Some people always have to have the upper hand. My father was one of those people. He would do whatever it took to gain an advantage over those he met. He would be proper, humble, a terror, or a fool if it would give him power and control over others. Fundamentally, he both disrespected and feared them at the same time. He was an expert at what he did and I was a rebellious teen who rejected his ways (by God’s grace).
Such recollections remind me of the scripture:
And in his teaching he said, “Beware of the scribes, who like to walk around in long robes and like greetings in the marketplaces and have the best seats in the synagogues and the places of honor at feasts, who devour widows’ houses and for a pretense make long prayers. They will receive the greater condemnation.” Mark 12:38-40 English Standard Version (ESV)
These prominent men displayed unwarranted pride and feigned humility as a cover for their real motive: greed. Further, we have:
But understand this: that in the last days there will come times of difficulty. For people will be lovers of self, lovers of money, proud, arrogant, abusive, disobedient to their parents, ungrateful, unholy, heartless, unappeasable, slanderous, without self-control, brutal, not loving good, treacherous, reckless, swollen with conceit, lovers of pleasure rather than lovers of God, having the appearance of godliness, but denying its power. Avoid such people. 2 Timothy 3:1-5 (ESV)
My father was such a one. He said he took communion because he was merely hungry:
But they will not get very far, for their folly will be plain to all… 2 Timothy 3:9 (ESV)
It saddens me, even today, that he did not repent while he had the chance. But such things should not characterize our behavior:
But let none of you suffer as a murderer or a thief or an evildoer or as a meddler. 1 Peter 4:15 (ESV)
In a note to this verse, the New American Standard translation renders meddler literally as: one who oversees others’ affairs. NAS adds troublesome to modify the noun in case we would misinterpret it. It’s the attitude, so prevalent today, of: “I know better than you,” put into action.

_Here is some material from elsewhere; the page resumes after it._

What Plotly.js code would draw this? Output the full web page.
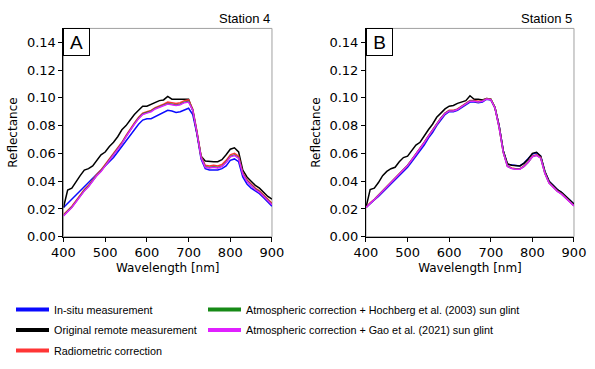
<!DOCTYPE html>
<html>
<head>
<meta charset="utf-8">
<script src="https://cdn.plot.ly/plotly-3.0.1.min.js"></script>
<style>html,body{margin:0;padding:0;background:#fff;}#chart{width:595px;height:369px;}</style>
</head>
<body>
<div id="chart"></div>
<script>
// Wavelengths (nm)
var wavelength = [400,410,420,430,440,450,460,470,480,490,500,510,520,530,540,550,560,570,580,590,600,610,620,630,640,650,660,670,680,690,700,710,720,730,740,750,760,770,780,790,800,810,820,830,840,850,860,870,880,890,900];

var seriesNames = ["In-situ measurement","Original remote measurement","Radiometric correction","Atmospheric correction + Hochberg et al. (2003) sun glint","Atmospheric correction + Gao et al. (2021) sun glint"];
var seriesColors = ["#0a0aff","#000000","#ff3535","#168a16","#e020ff"];

// Station 4 (panel A)
var s4_insitu = [0.021,0.024,0.027,0.030,0.033,0.036,0.039,0.042,0.045,0.048,0.051,0.054,0.057,0.061,0.065,0.069,0.073,0.077,0.081,0.084,0.085,0.085,0.0865,0.088,0.0895,0.091,0.0905,0.0895,0.090,0.0915,0.0925,0.088,0.074,0.056,0.049,0.048,0.048,0.048,0.049,0.051,0.055,0.056,0.054,0.043,0.038,0.035,0.033,0.031,0.028,0.025,0.022];
var s4_original = [0.021,0.0336,0.035,0.040,0.044,0.048,0.049,0.051,0.055,0.059,0.061,0.065,0.068,0.072,0.077,0.080,0.084,0.088,0.091,0.094,0.094,0.0955,0.097,0.098,0.0985,0.101,0.099,0.099,0.099,0.0995,0.099,0.091,0.074,0.058,0.0545,0.054,0.054,0.054,0.0555,0.059,0.063,0.064,0.061,0.048,0.043,0.040,0.037,0.035,0.032,0.029,0.027];
var s4_radiometric = [0.016,0.019,0.022,0.026,0.030,0.034,0.037,0.041,0.045,0.048,0.052,0.056,0.060,0.064,0.068,0.073,0.078,0.082,0.086,0.089,0.090,0.091,0.093,0.094,0.0955,0.097,0.0965,0.096,0.0965,0.098,0.0985,0.092,0.076,0.058,0.0515,0.051,0.0515,0.051,0.052,0.055,0.059,0.060,0.058,0.046,0.041,0.038,0.035,0.033,0.030,0.027,0.024];
var s4_hochberg = [0.0153,0.0183,0.0213,0.0253,0.0293,0.0333,0.0363,0.0403,0.0443,0.0473,0.0513,0.0553,0.0593,0.0633,0.0673,0.0723,0.0773,0.0813,0.0853,0.0884,0.0894,0.0904,0.0924,0.0934,0.0944,0.0959,0.0954,0.0949,0.0954,0.0969,0.0974,0.0913,0.0753,0.0573,0.0503,0.0498,0.0503,0.0498,0.0508,0.0538,0.0578,0.0588,0.0568,0.0453,0.0403,0.0373,0.0343,0.0323,0.0293,0.0263,0.0233];
var s4_gao = [0.015,0.018,0.021,0.025,0.029,0.033,0.036,0.040,0.044,0.047,0.051,0.055,0.059,0.063,0.067,0.072,0.077,0.081,0.085,0.088,0.089,0.090,0.092,0.093,0.094,0.0955,0.095,0.0945,0.095,0.0965,0.097,0.091,0.075,0.057,0.050,0.0495,0.050,0.0495,0.0505,0.0535,0.0575,0.0585,0.0565,0.045,0.040,0.037,0.034,0.032,0.029,0.026,0.023];

// Station 5 (panel B)
var s5_insitu = [0.021,0.024,0.0265,0.029,0.032,0.035,0.038,0.041,0.044,0.047,0.050,0.054,0.058,0.062,0.066,0.071,0.075,0.080,0.084,0.088,0.090,0.090,0.091,0.093,0.095,0.097,0.097,0.0965,0.097,0.099,0.0985,0.093,0.080,0.062,0.052,0.0515,0.051,0.051,0.053,0.056,0.0595,0.0605,0.058,0.047,0.040,0.037,0.034,0.032,0.029,0.026,0.0235];
var s5_original = [0.021,0.034,0.035,0.039,0.044,0.047,0.049,0.050,0.054,0.057,0.058,0.062,0.066,0.068,0.073,0.077,0.081,0.086,0.089,0.092,0.094,0.0945,0.096,0.097,0.098,0.1015,0.099,0.099,0.0985,0.0995,0.099,0.093,0.080,0.062,0.0525,0.0515,0.051,0.051,0.053,0.056,0.060,0.0608,0.058,0.047,0.040,0.037,0.034,0.032,0.029,0.026,0.0235];
var s5_radiometric = [0.021,0.0245,0.027,0.030,0.033,0.036,0.039,0.042,0.045,0.048,0.0515,0.0555,0.0595,0.0635,0.068,0.0725,0.077,0.0815,0.0855,0.089,0.091,0.091,0.092,0.094,0.096,0.098,0.098,0.0975,0.098,0.0995,0.099,0.093,0.079,0.061,0.051,0.0495,0.049,0.049,0.051,0.054,0.058,0.059,0.057,0.046,0.039,0.036,0.033,0.031,0.028,0.025,0.0225];
var s5_hochberg = [0.021,0.0243,0.0268,0.0298,0.0328,0.0358,0.0388,0.0418,0.0448,0.0478,0.0513,0.0553,0.0593,0.0633,0.0678,0.0723,0.0768,0.0813,0.0853,0.0888,0.0907,0.0907,0.0917,0.0937,0.0957,0.0977,0.0976,0.0971,0.0977,0.0992,0.0988,0.0928,0.0788,0.0608,0.0507,0.0492,0.0487,0.0487,0.0507,0.0537,0.0577,0.0587,0.0567,0.0457,0.0388,0.0358,0.0328,0.0308,0.0278,0.0248,0.0223];
var s5_gao = [0.021,0.0242,0.0267,0.0297,0.0327,0.0357,0.0387,0.0417,0.0447,0.0477,0.0512,0.0552,0.0592,0.0632,0.0677,0.0722,0.0767,0.0812,0.0852,0.0887,0.0906,0.0906,0.0916,0.0936,0.0956,0.0976,0.0975,0.097,0.0976,0.0991,0.0987,0.0927,0.0787,0.0607,0.0506,0.0491,0.0486,0.0486,0.0506,0.0536,0.0576,0.0586,0.0566,0.0456,0.0387,0.0357,0.0327,0.0307,0.0277,0.0247,0.0222];

var xTicks = [400,500,600,700,800,900];
var yTicks = [0.00,0.02,0.04,0.06,0.08,0.10,0.12,0.14];
var panelLabels = ["A","B"];
var panelTitles = ["Station 4","Station 5"];

var s4 = [s4_insitu, s4_original, s4_radiometric, s4_hochberg, s4_gao];
var s5 = [s5_insitu, s5_original, s5_radiometric, s5_hochberg, s5_gao];

var traces = [];
[s4, s5].forEach(function(set, p){
  set.forEach(function(vals, i){
    traces.push({
      x: wavelength, y: vals, type: 'scatter', mode: 'lines',
      xaxis: p === 0 ? 'x' : 'x2', yaxis: p === 0 ? 'y' : 'y2',
      line: {color: seriesColors[i], width: 1.5},
      showlegend: false, hoverinfo: 'skip'
    });
  });
});
// legend entries
seriesNames.forEach(function(name, i){
  traces.push({
    x: [null], y: [null], type: 'scatter', mode: 'lines', name: name,
    xaxis: 'x', yaxis: 'y', legendgroup: 'g' + i,
    line: {color: seriesColors[i], width: 4},
    legend: i < 3 ? 'legend' : 'legend2', showlegend: true
  });
});

var tickFont = {family: 'DejaVu Sans', size: 13, color: '#000'};
var titleFont = {family: 'DejaVu Sans', size: 12, color: '#000'};
function xax(dom, anchor){
  return {domain: dom, anchor: anchor, range: [400, 900], tickvals: xTicks,
    ticks: 'outside', ticklen: 4, tickwidth: 1, tickcolor: '#000',
    showline: true, linecolor: '#000', linewidth: 1, showgrid: false, zeroline: false,
    tickfont: tickFont, title: {text: 'Wavelength [nm]', font: titleFont, standoff: 4}};
}
function yax(anchor){
  return {domain: [0.3585, 0.923], anchor: anchor, range: [0, 0.15], tickvals: yTicks,
    tickformat: '.2f', ticks: 'outside', ticklen: 4, tickwidth: 1, tickcolor: '#000',
    showline: true, linecolor: '#000', linewidth: 1, showgrid: false, zeroline: false,
    tickfont: tickFont, title: {text: 'Reflectance', font: titleFont, standoff: 6}};
}

var legFont = {family: 'Liberation Sans', size: 10.8, color: '#000'};
var layout = {
  width: 595, height: 369,
  margin: {l: 0, r: 0, t: 0, b: 0},
  paper_bgcolor: '#fff', plot_bgcolor: '#fff',
  showlegend: true,
  xaxis: xax([0.1067, 0.4571], 'y'),
  yaxis: yax('x'),
  xaxis2: xax([0.6151, 0.9647], 'y2'),
  yaxis2: yax('x2'),
  legend: {x: 11/595, y: 1 - 295/369, xanchor: 'left', yanchor: 'top', font: legFont, bgcolor: 'rgba(0,0,0,0)', borderwidth: 0, itemwidth: 33, tracegroupgap: 1.5},
  legend2: {x: 203/595, y: 1 - 295/369, xanchor: 'left', yanchor: 'top', font: legFont, bgcolor: 'rgba(0,0,0,0)', borderwidth: 0, itemwidth: 33, tracegroupgap: 1.5},
  shapes: [
    {type: 'rect', xref: 'x domain', yref: 'y domain', x0: 0, x1: 1, y0: 0, y1: 1, line: {color: '#a0a0a0', width: 1}, layer: 'below'},
    {type: 'rect', xref: 'x2 domain', yref: 'y2 domain', x0: 0, x1: 1, y0: 0, y1: 1, line: {color: '#a0a0a0', width: 1}, layer: 'below'}
  ],
  annotations: [
    {xref: 'x domain', yref: 'y domain', x: 1, y: 1, xanchor: 'right', yanchor: 'bottom', showarrow: false, text: panelTitles[0], font: {family: 'Liberation Sans', size: 13, color: '#000'}},
    {xref: 'x2 domain', yref: 'y2 domain', x: 1, y: 1, xanchor: 'right', yanchor: 'bottom', showarrow: false, text: panelTitles[1], font: {family: 'Liberation Sans', size: 13, color: '#000'}},
    {xref: 'x domain', yref: 'y domain', x: 0, y: 1, xanchor: 'left', yanchor: 'top', showarrow: false, text: panelLabels[0], width: 25, height: 26, borderpad: 0, borderwidth: 1, bordercolor: '#000', bgcolor: '#fff', font: {family: 'Liberation Sans', size: 19, color: '#000'}},
    {xref: 'x2 domain', yref: 'y2 domain', x: 0, y: 1, xanchor: 'left', yanchor: 'top', showarrow: false, text: panelLabels[1], width: 25, height: 26, borderpad: 0, borderwidth: 1, bordercolor: '#000', bgcolor: '#fff', font: {family: 'Liberation Sans', size: 19, color: '#000'}}
  ]
};

Plotly.newPlot('chart', traces, layout, {displayModeBar: false, staticPlot: true});
</script>
</body>
</html>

This should not be our way. Instead:
Do not love the world or the things in the world. If anyone loves the world, the love of the Father is not in him. For all that is in the world—the desires of the flesh and the desires of the eyes and pride of life—is not from the Father but is from the world. And the world is passing away along with its desires, but whoever does the will of God abides forever. 1 John 2:15-17 (ESV)
Even further:
When he had washed their feet and put on his outer garments and resumed his place, he said to them, “Do you understand what I have done to you? You call me Teacher and Lord, and you are right, for so I am. If I then, your Lord and Teacher, have washed your feet, you also ought to wash one another’s feet. For I have given you an example, that you also should do just as I have done to you. Truly, truly, I say to you, a servant is not greater than his master, nor is a messenger greater than the one who sent him. If you know these things, blessed are you if you do them. John 13:12-17 (ESV) [emphasis added]
I’ve always heard the Lord Jesus’s statement in John 13:8:
“If I do not wash you, you have no share with me,”
as a rebuke to Peter’s:
“You shall never wash my feet.”
But what if it were a plea?
Listening to good doctrine (as important as we think that is) is not enough to soften our hard hearts toward others. Or as one of our poets wrote: “I need love…to melt the frozen sea inside me.”
‘I Need Love’ by Sam Phillips – performed by Sixpence None the Richer (with lyrics)
But, exhibiting genuine humility in all circumstances that proceeds from a changed, crushed, and submissive heart may just be our duty.